We’re all readily familiar with that ubiquitous personification of the United States, Uncle Sam. What is largely forgotten today, however, is that he was hardly the first such national symbol. In fact, Uncle Sam had several predecessors — perhaps most notably the post-Revolutionary War-era character “Brother Jonathan.”
From Atlas Obscura:
He was ill-mannered and ill-spoken—a boor, a braggart, a ruffian, a bigot, a hick, and a trickster. His name was Brother Jonathan.
Today he is all but forgotten—eclipsed by his upstanding uncle, Sam. But after the Revolutionary War, Brother Jonathan was the personification of the newly independent American people: clever, courageous, not all that sophisticated and proud of it. He was the everyman incarnate. It was the everyman who had led America to victory. And now America looked to the everyman to lead them out from the bloated shadow of Great Britain.
Brother Jonathan was a rustic New Englander who was depicted at various times on stage as a peddler, a seaman, and a trader, but always as a sly and cunning figure. He began to show up in political cartoons in newspapers and magazines during the early part of the 19th century as new and cheaper printing methods developed. It was at this point that American cartoonists transformed Brother Jonathan from a figure of derision into one of patriotic pride.
Scholars and historians disagree about the origins of Brother Jonathan:
The term appears to date to the English Civil War, when it was applied derisively to the Puritan roundheads. […] It is probably derived from the Biblical words spoken by David after the death of his friend Jonathan, “I am distressed for thee, my brother Jonathan” (2 Samuel 1:26).

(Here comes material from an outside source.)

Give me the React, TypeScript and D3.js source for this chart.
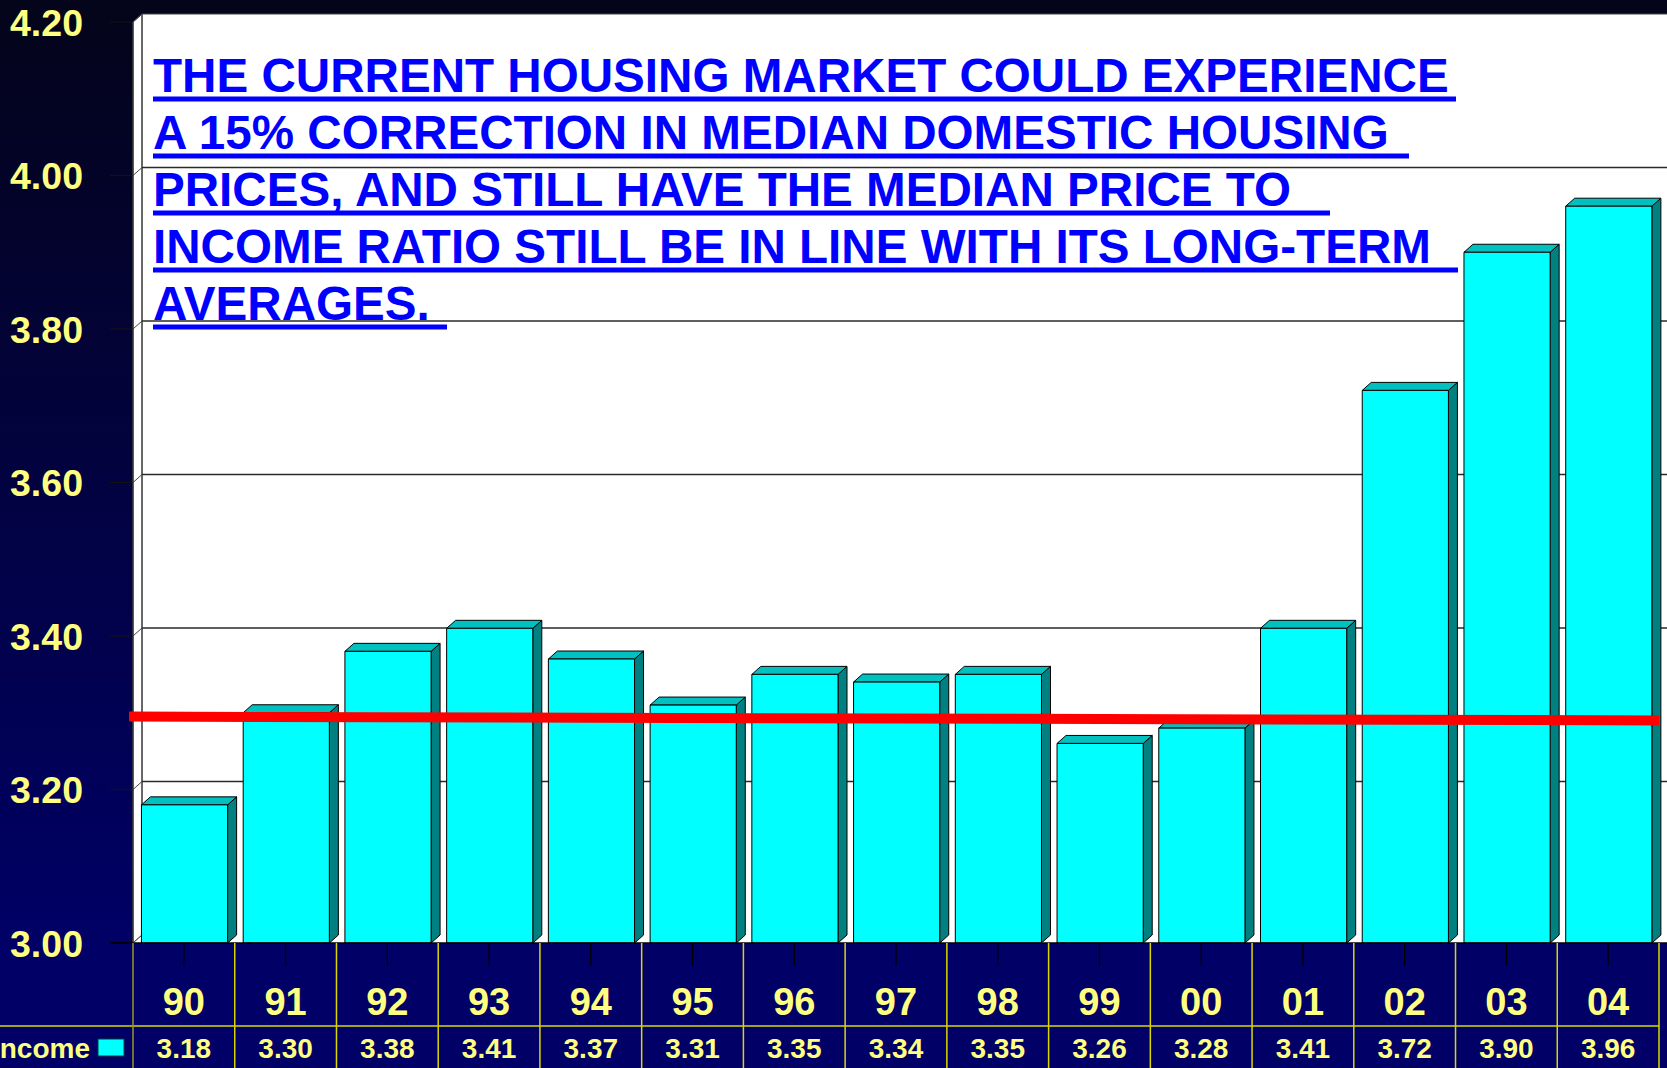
import React from "react";
import * as d3 from "d3";

const years = ["90", "91", "92", "93", "94", "95", "96", "97", "98", "99", "00", "01", "02", "03", "04"];
const ratios = [3.18, 3.3, 3.38, 3.41, 3.37, 3.31, 3.35, 3.34, 3.35, 3.26, 3.28, 3.41, 3.72, 3.9, 3.96];
const valueLabels = ["3.18", "3.30", "3.38", "3.41", "3.37", "3.31", "3.35", "3.34", "3.35", "3.26", "3.28", "3.41", "3.72", "3.90", "3.96"];
const yTicks = [3.0, 3.2, 3.4, 3.6, 3.8, 4.0, 4.2];
const yTickLabels = ["3.00", "3.20", "3.40", "3.60", "3.80", "4.00", "4.20"];
const averageLine = [3.295, 3.29]; // long-term average ratio, left and right ends
const seriesName = "Income";
const titleLines = [
  "THE CURRENT HOUSING MARKET COULD EXPERIENCE",
  "A 15% CORRECTION IN MEDIAN DOMESTIC HOUSING",
  "PRICES, AND STILL HAVE THE MEDIAN PRICE TO",
  "INCOME RATIO STILL BE IN LINE WITH ITS LONG-TERM",
  "AVERAGES.",
];

// layout
const W = 1667;
const H = 1068;
const LEFT = 133;
const RIGHT = 1659;
const TOP = 22;
const BOTTOM = 943;
const DX = 9;
const DY = -8;
const titleX = 153;
const titleBaselines = [92, 149, 206, 263, 320];
const underlineEnds = [1456, 1409, 1330, 1458, 447];
const FONT = "'Liberation Sans', Arial, Helvetica, sans-serif";
const YELLOW = "#ffff80";

export default function App() {
  const y = d3.scaleLinear().domain([3.0, 4.2]).range([BOTTOM, TOP]);
  const x = d3.scaleBand<string>().domain(years).range([LEFT, RIGHT]);
  const bw = x.bandwidth();
  const barOff = bw * 0.083;
  const barW = bw * 0.847;

  const rowLine = 1026;

  return (
    <svg
      width={W}
      height={H}
      style={{ position: "absolute", left: 0, top: 0, display: "block" }}
      xmlns="http://www.w3.org/2000/svg"
    >
      <defs>
        <linearGradient id="bg" x1="0" y1="0" x2="0" y2="1">
          <stop offset="0" stopColor="#04041a" />
          <stop offset="1" stopColor="#000066" />
        </linearGradient>
      </defs>
      <rect x={0} y={0} width={W} height={BOTTOM} fill="url(#bg)" />
      <rect x={0} y={BOTTOM} width={W} height={H - BOTTOM} fill="#000066" />

      {/* back wall */}
      <rect x={LEFT + DX} y={TOP + DY} width={W - LEFT - DX} height={BOTTOM - TOP} fill="#ffffff" />
      {/* left side wall */}
      <polygon
        points={`${LEFT},${BOTTOM} ${LEFT + DX},${BOTTOM + DY} ${LEFT + DX},${TOP + DY} ${LEFT},${TOP}`}
        fill="#ffffff"
        stroke="#444"
        strokeWidth={1}
      />
      {/* floor */}
      <polygon
        points={`${LEFT},${BOTTOM} ${LEFT + DX},${BOTTOM + DY} ${W},${BOTTOM + DY} ${W},${BOTTOM}`}
        fill="#ffffff"
      />
      <line x1={LEFT + DX} y1={TOP + DY} x2={W} y2={TOP + DY} stroke="#444" strokeWidth={1.2} />
      <line x1={LEFT + DX} y1={TOP + DY} x2={LEFT + DX} y2={BOTTOM + DY} stroke="#555" strokeWidth={1.5} />

      {/* gridlines */}
      {yTicks.map((t, i) => (
        <g key={"g" + i}>
          {i > 0 && i < yTicks.length - 1 && (
            <line x1={LEFT + DX} x2={W} y1={y(t) + DY} y2={y(t) + DY} stroke="#2a2a2a" strokeWidth={1.3} />
          )}
          <line x1={LEFT} y1={y(t)} x2={LEFT + DX} y2={y(t) + DY} stroke="#444" strokeWidth={1} />
          <line x1={110} x2={LEFT} y1={y(t)} y2={y(t)} stroke="#111" strokeWidth={1.3} />
          <text
            x={83}
            y={y(t) + 13.5}
            textAnchor="end"
            fontFamily={FONT}
            fontWeight="bold"
            fontSize={37.5}
            fill={YELLOW}
          >
            {yTickLabels[i]}
          </text>
        </g>
      ))}
      <line x1={LEFT} x2={LEFT} y1={TOP} y2={BOTTOM} stroke="#333" strokeWidth={1.3} />

      {/* title */}
      {titleLines.map((line, i) => (
        <g key={"t" + i}>
          <text
            x={titleX}
            y={titleBaselines[i]}
            fontFamily={FONT}
            fontWeight="bold"
            fontSize={47.6}
            fill="#0000ff"
          >
            {line}
          </text>
          <rect
            x={titleX}
            y={titleBaselines[i] + 4.5}
            width={underlineEnds[i] - titleX}
            height={5}
            fill="#0000ff"
          />
        </g>
      ))}

      {/* bars */}
      {years.map((yr, i) => {
        const x0 = (x(yr) as number) + barOff;
        const x1 = x0 + barW;
        const yt = y(ratios[i]);
        return (
          <g key={"b" + i} stroke="#000" strokeWidth={1} strokeLinejoin="round">
            <polygon
              points={`${x1},${yt} ${x1 + DX},${yt + DY} ${x1 + DX},${BOTTOM + DY} ${x1},${BOTTOM}`}
              fill="#008080"
            />
            <polygon
              points={`${x0},${yt} ${x1},${yt} ${x1 + DX},${yt + DY} ${x0 + DX},${yt + DY}`}
              fill="#00c0c0"
            />
            <rect x={x0} y={yt} width={barW} height={BOTTOM - yt} fill="#00ffff" />
          </g>
        );
      })}

      {/* average line */}
      <line
        x1={LEFT - 4}
        x2={RIGHT}
        y1={y(averageLine[0])}
        y2={y(averageLine[1])}
        stroke="#ff0000"
        strokeWidth={10}
      />

      {/* category axis */}
      <line x1={110} x2={W} y1={BOTTOM} y2={BOTTOM} stroke="#000" strokeWidth={1.5} />
      {years.map((yr, i) => {
        const cx = (x(yr) as number) + bw / 2;
        return (
          <g key={"c" + i}>
            <line x1={cx} x2={cx} y1={BOTTOM} y2={966} stroke="#000" strokeWidth={1.3} />
            <text
              x={cx}
              y={1015}
              textAnchor="middle"
              fontFamily={FONT}
              fontWeight="bold"
              fontSize={38}
              fill={YELLOW}
            >
              {yr}
            </text>
            <text
              x={cx}
              y={1058}
              textAnchor="middle"
              fontFamily={FONT}
              fontWeight="bold"
              fontSize={28}
              fill={YELLOW}
            >
              {valueLabels[i]}
            </text>
          </g>
        );
      })}

      {/* table grid */}
      <line x1={0} x2={RIGHT} y1={rowLine} y2={rowLine} stroke="#d8d800" strokeWidth={1.5} />
      {[...years.map((yr) => x(yr) as number), RIGHT].map((vx, i) => (
        <line
          key={"v" + i}
          x1={vx}
          x2={vx}
          y1={BOTTOM}
          y2={H}
          stroke={i === 0 ? "#9a9a20" : "#d8d800"}
          strokeWidth={1.5}
        />
      ))}

      {/* legend key (cut at the left edge, as in the original) */}
      <text x={90} y={1058} textAnchor="end" fontFamily={FONT} fontWeight="bold" fontSize={28} fill={YELLOW}>
        {seriesName}
      </text>
      <rect x={98} y={1039} width={26} height={17} fill="#00ffff" stroke="#004040" strokeWidth={1} />
    </svg>
  );
}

A popular folk tale about the origin of the term holds that the character is derived from Jonathan Trumbull (1710–85), Governor of the State of Connecticut, which was the main source of supplies for the Northern and Middle Departments during the American Revolutionary War. It is said that George Washington uttered the words, “We must consult Brother Jonathan,” when asked how he could win the war. That origin is doubtful, however, as neither man made reference to the story during his lifetime and the first appearance of the story has been traced to the mid-19th century, long after their deaths.